Celebrity pastors? Say it ain't so!

I am thankful for Jared Wilson’s latest post over at his blog on TGC. Wilson takes on the issue of celebrity pastors. The post is worth reading. 
I must however admit to feeling a bit of incredulity when I first read Wilson’s post. Even more so was my surprise (dismay? disbelief? disgust?) over the many retweets by well-known folks expressing appreciation for Wilson’s boldness. You see, I happen to know this guy from England who teaches at a seminary in Philadelphia who began raising these concerns several years ago and was both ignored and criticized for it. At least one blogger at TGC took this friend of mine to task for suggesting that we had a celebrity problem in the broader reformed-ish community. I'm waiting to see if he will post a similar correction to Jared's piece. 

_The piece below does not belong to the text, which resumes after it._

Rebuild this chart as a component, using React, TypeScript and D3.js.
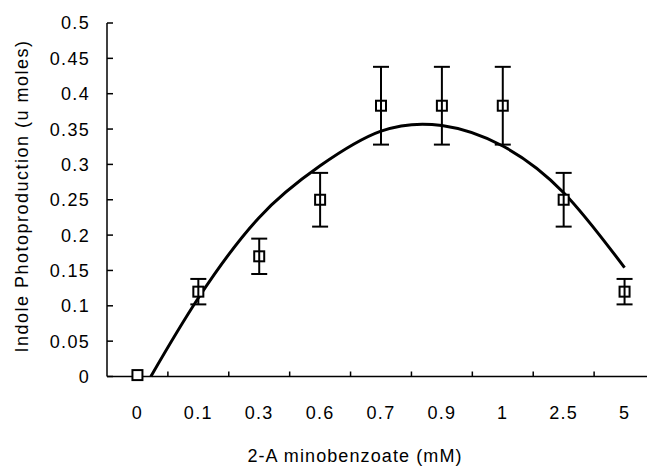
import { useMemo } from 'react';
import * as d3 from 'd3';

// concentration categories (mM)
const doses = ['0', '0.1', '0.3', '0.6', '0.7', '0.9', '1', '2.5', '5'];
// mean indole photoproduction (u moles)
const means = [0.002, 0.12, 0.17, 0.25, 0.383, 0.383, 0.383, 0.25, 0.12];
// error bar half-widths
const errs = [0, 0.018, 0.025, 0.038, 0.055, 0.055, 0.055, 0.038, 0.018];
// trendline: position in category index, value
const trendIdx = [0.22, 1, 2, 3, 4, 5, 6, 7, 8];
const trendVal = [0, 0.111, 0.225, 0.298, 0.347, 0.355, 0.326, 0.26, 0.154];

const yTicks = [0, 0.05, 0.1, 0.15, 0.2, 0.25, 0.3, 0.35, 0.4, 0.45, 0.5];
const yTickLabels = ['0', '0.05', '0.1', '0.15', '0.2', '0.25', '0.3', '0.35', '0.4', '0.45', '0.5'];

const W = 647;
const H = 466;
const FONT = '"Liberation Sans", Arial, sans-serif';

export default function App() {
    const margin = { left: 107, top: 23, right: -8, bottom: 89.5 };

    const x = useMemo(
        () =>
            d3
                .scaleBand()
                .domain(doses)
                .range([margin.left, W - margin.right])
                .paddingInner(0)
                .paddingOuter(0),
        []
    );
    const y = useMemo(() => d3.scaleLinear().domain([0, 0.5]).range([H - margin.bottom, margin.top]), []);

    const bw = x.bandwidth();
    const cx = (i: number) => (x(doses[0]) as number) + bw / 2 + i * bw;

    const trendLine = d3
        .line<number>()
        .x((d, i) => cx(trendIdx[i]))
        .y((d) => y(d))
        .curve(d3.curveNatural);

    const y0 = y(0);
    const bounds = doses.map((d) => x(d) as number);

    return (
        <svg width={W} height={H} style={{ position: 'absolute', left: 0, top: 0, background: '#fff' }}>
            {/* y axis */}
            <line x1={margin.left} x2={margin.left} y1={y(0.5)} y2={y0} stroke="#000" strokeWidth={1.5} />
            {yTicks.map((t, i) => (
                <g key={t}>
                    <line x1={margin.left} x2={margin.left + 6} y1={y(t)} y2={y(t)} stroke="#000" strokeWidth={1.5} />
                    <text
                        x={90}
                        y={y(t)}
                        dy="0.36em"
                        textAnchor="end"
                        fontFamily={FONT}
                        fontSize={18}
                        letterSpacing={1.3}
                        fill="#000"
                    >
                        {yTickLabels[i]}
                    </text>
                </g>
            ))}

            {/* x axis */}
            <line x1={margin.left} x2={W} y1={y0} y2={y0} stroke="#000" strokeWidth={1.5} />
            {bounds.slice(1).map((b) => (
                <line key={b} x1={b} x2={b} y1={y0} y2={y0 - 5} stroke="#000" strokeWidth={1.5} />
            ))}
            {doses.map((d, i) => (
                <text
                    key={d}
                    x={cx(i)}
                    y={419}
                    textAnchor="middle"
                    fontFamily={FONT}
                    fontSize={18}
                    letterSpacing={1.3}
                    fill="#000"
                >
                    {d}
                </text>
            ))}

            {/* trendline */}
            <path d={trendLine(trendVal) || ''} fill="none" stroke="#000" strokeWidth={3} />

            {/* markers + error bars */}
            {means.map((m, i) => (
                <g key={i}>
                    <rect x={cx(i) - 5} y={y(m) - 5} width={10} height={10} fill="#fff" stroke="#000" strokeWidth={2} />
                    {errs[i] > 0 && (
                        <g stroke="#000" strokeWidth={2}>
                            <line x1={cx(i)} x2={cx(i)} y1={y(m + errs[i])} y2={y(m - errs[i])} />
                            <line x1={cx(i) - 8} x2={cx(i) + 8} y1={y(m + errs[i])} y2={y(m + errs[i])} />
                            <line x1={cx(i) - 8} x2={cx(i) + 8} y1={y(m - errs[i])} y2={y(m - errs[i])} />
                        </g>
                    )}
                </g>
            ))}

            {/* axis titles */}
            <text
                x={355}
                y={462}
                textAnchor="middle"
                fontFamily={FONT}
                fontSize={18}
                letterSpacing={1.1}
                fill="#000"
            >
                2-A minobenzoate (mM)
            </text>
            <text
                transform="translate(28,196) rotate(-90)"
                textAnchor="middle"
                fontFamily={FONT}
                fontSize={18}
                letterSpacing={1.5}
                fill="#000"
            >
                Indole Photoproduction (u moles)
            </text>
        </svg>
    );
}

So, better late than never I suppose. 
Wilson asks, “What are some specific, practical things that can be done to work against the idolization of the successful pastor?” He follows with five excellent suggestions.
I would add a couple things to Wilson’s already good list:
6. Take a break for two years from speaking at any conferences. 

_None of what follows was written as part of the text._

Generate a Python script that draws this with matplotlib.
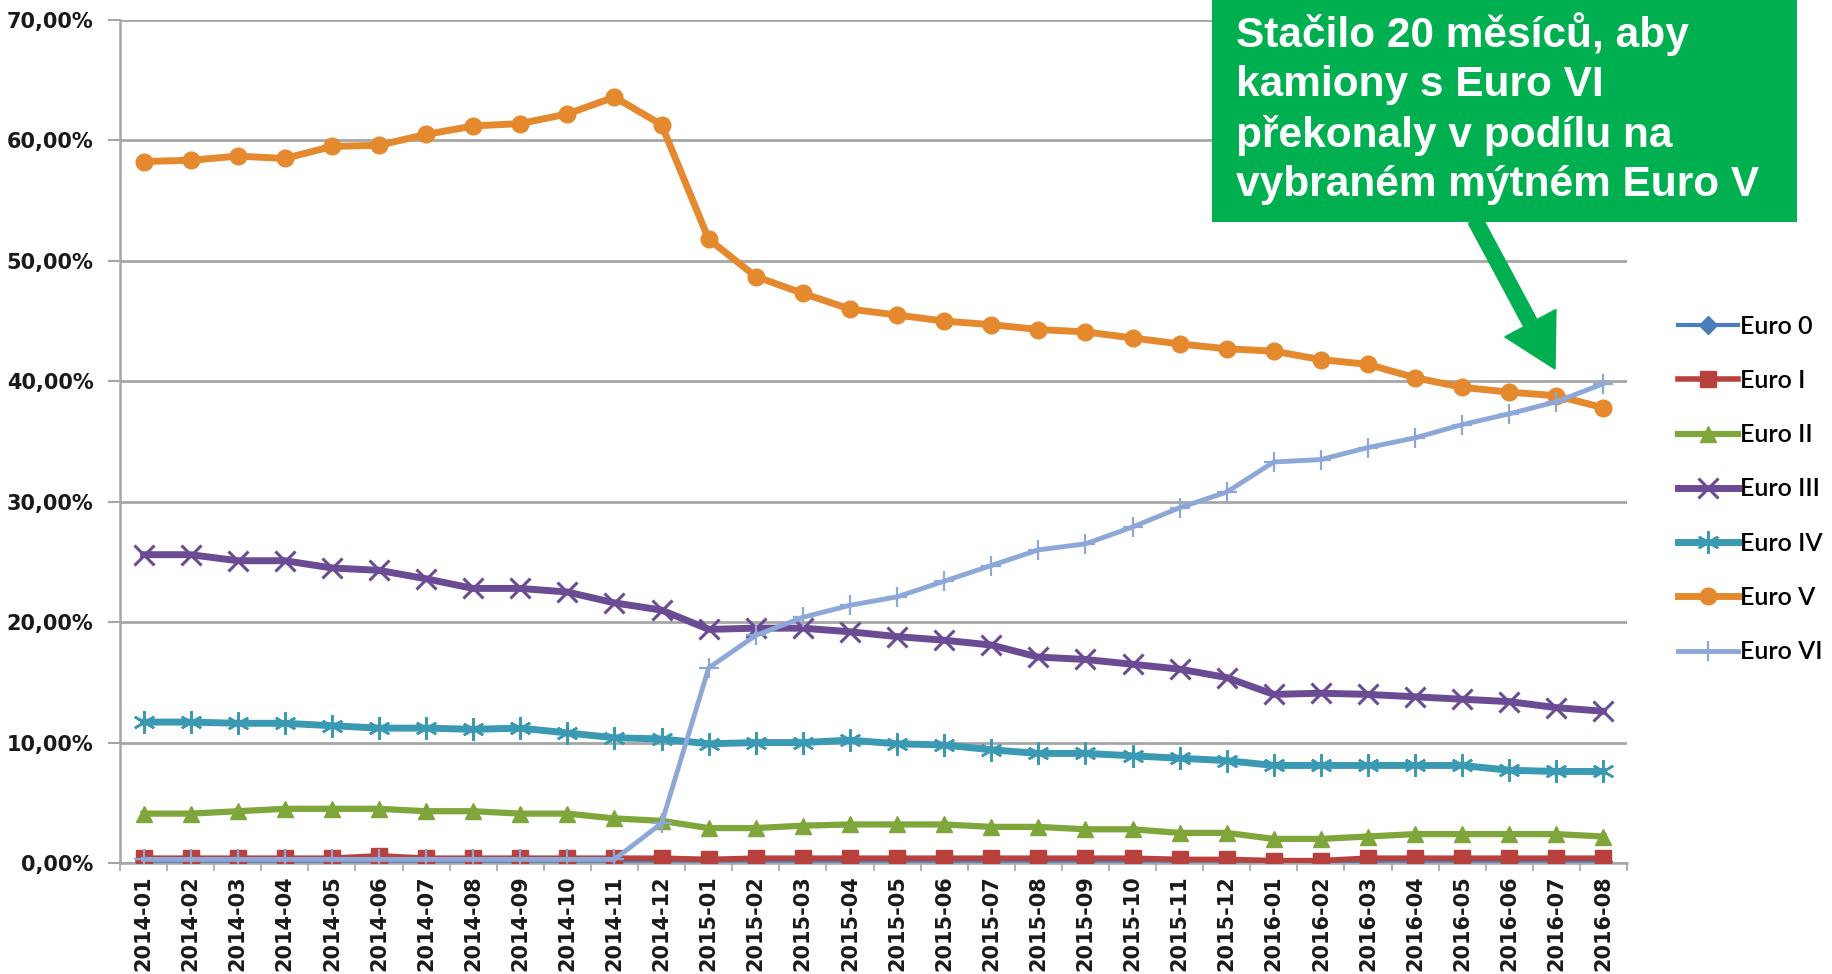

I’m serious. Just stop. If you are one of the top men who consistently find yourself center stage at the highest profile events deliberately give yourself a lower profile. If celebrity has become the problem that Jared Wilson suggests then it seems to me that those who have obtained celebrity status will desire to reverse that trend.
7. If you are a conference organizer reach out to some lesser or unknown but competent pastors to speak at your event. 
Don't misunderstand. I'm not suggesting that we promote mediocrity or incompetence. There is nothing noble about promoting a bad preacher or shallow thinker. But the Lord has given more than 8 gifted men to his church. They are out there, these lesser known men. Now, I know what you are thinking: “No one will attend.” Perhaps. But isn’t that the proof that we have a problem with celebrity? If we are going to truly do something about our heavy lean into celebrity culture then we have to stop feverishly promoting the same handful of men. It is not an easy cycle to break. We want to see the guys who are the very best speakers/preachers. They will draw the crowd. And they, in turn, love the large platforms and privileges that go along with that faithful patronage. I am not seeking to cast aspersions on anyone’s character. If I were treated like a celebrity; if I received a $5,000 gift bag I am quite sure I would love it. We are sinners after all. Treating a sinner, even a saved sinner like a celebrity is dangerous for his soul and ours.
I truly appreciate what Wilson wrote. I hope he will be heard as enthusiastically as others have been ignored and mocked.